Published in final edited form as: Cell Stem Cell. 2012 Dec 7;11(6):751–764. doi: 10.1016/j.stem.2012.11.001

Figure 2. Signaling Crosstalk between TGF-β and Other Pathways in Mouse and Human ESCs.

Figure 2

(A) Self-renewal mechanisms in mouse ESCs. LIF and BMPs cooperate to maintain self-renewal. Tyrosine kinase receptor signaling, e.g. FGFs, typically activate downstream effectors ERK-MAPK, and induce differentiation. BMPs induce canonical Smad1/5/8 signaling pathways and one of their key targets for ESCs was recently shown to be the gene encoding ERK-specific phosphatase Dusp9. Dusp9 negatively affects ERK activity and hence support ESC self-renewal. Through the simultaneous induction of another BMP target gene, Id, and through activation of the STAT3 pathway by LIF, these two factors further promote ESC self-renewal by inhibiting mesendoderm and neuroectoderm differentiation, respectively.

(B) Self-renewal mechanisms in human ESCs. Nodal/Activin and hyperactive PI3K/Akt signaling cooperate to maintain self-renewal.

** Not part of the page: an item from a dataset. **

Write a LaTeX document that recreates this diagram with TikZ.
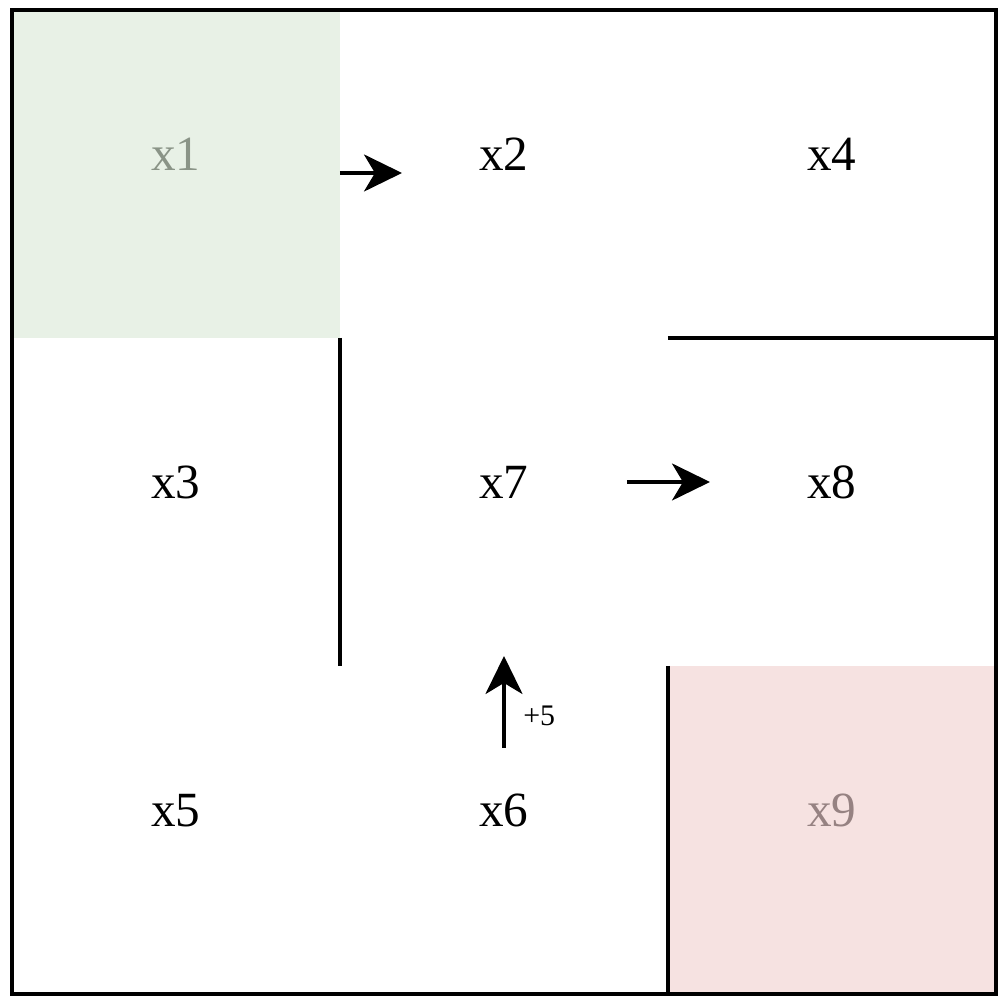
\documentclass[tikz,border=0pt]{standalone}
\usepackage{fontspec}
\setmainfont{Liberation Serif}
\usepackage{tikz}
\usetikzlibrary{arrows.meta, positioning}
\definecolor{mydark}{RGB}{0,0,0}
\definecolor{startfill}{RGB}{232,241,230}
\definecolor{starttext}{RGB}{138,148,135}
\definecolor{goalfill}{RGB}{246,226,225}
\definecolor{goaltext}{RGB}{150,130,130}
\tikzset{
  cell/.style={rectangle, minimum size=3.28cm, inner sep=0pt, outer sep=0pt},
  startcell/.style={cell, fill=startfill},
  goalcell/.style={cell, fill=goalfill},
  cellname/.style={anchor=base, inner sep=0pt, yshift=0.03cm,
    font=\fontsize{14}{16}\selectfont},
  wall/.style={line width=1.1pt, color=mydark},
  move/.style={-{Stealth[length=3.8mm, width=3.7mm, inset=1.1mm]}, line width=1pt, color=mydark},
  reward/.style={font=\fontsize{8.5}{10}\selectfont, inner sep=1pt}
}
\begin{document}
\begin{tikzpicture}
  \useasboundingbox (0,0) rectangle (10.06,10.04);

  % Cells of the grid
  \node[startcell] (x1) at (1.76,8.30) {};
  \node[cell, right=0pt of x1] (x2) {};
  \node[cell, right=0pt of x2] (x4) {};
  \node[cell, below=0pt of x1] (x3) {};
  \node[cell, below=0pt of x2] (x7) {};
  \node[cell, below=0pt of x4] (x8) {};
  \node[cell, below=0pt of x3] (x5) {};
  \node[cell, below=0pt of x7] (x6) {};
  \node[goalcell, below=0pt of x8] (x9) {};

  % Labels sit on the cell centre line
  \foreach \c in {x2,x3,x4,x5,x6,x7,x8} {
    \node[cellname] (lbl\c) at (\c.center) {\c};
  }
  \node[cellname, text=starttext] (lblx1) at (x1.center) {x1};
  \node[cellname, text=goaltext] (lblx9) at (x9.center) {x9};

  % Outer border and walls
  \draw[wall] (x1.north west) rectangle (x9.south east);
  \draw[wall] (x3.north east) -- (x3.south east);
  \draw[wall] (x8.north west) -- (x8.north east);
  \draw[wall] (x9.north west) -- (x9.south west);

  % Moves
  \coordinate (m1a) at (3.40,8.31);
  \coordinate (m1b) at (4.02,8.31);
  \coordinate (m2a) at (6.27,5.22);
  \coordinate (m2b) at (7.10,5.22);
  \coordinate (m3a) at (5.04,2.56);
  \coordinate (m3b) at (5.04,3.48);
  \draw[move] (m1a) -- (m1b);
  \draw[move] (m2a) -- (m2b);
  \draw[move] (m3a) -- (m3b) node[reward, pos=0.35, right=4pt] (r5) {+5};
\end{tikzpicture}
\end{document}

Nodal/Activin induce canonical Smad2/3 signaling pathways and a key target for ESCs is Nanog. Hyperactive PI3K/Akt signaling can be achieved by some growth factors, such as FGF and IGFs, and this leads to suppression of ERK activity. When PI3K/Akt signaling diminishes, ERK inhibition is relieved, which in turn, suppresses the GSK3β kinase. This results in stabilization of β-catenin, which apparently associates with pSmad2/3-Smad4 to influence the target genes that become transcribed, thereby switching the ESC from a self-renewing to differentiating status.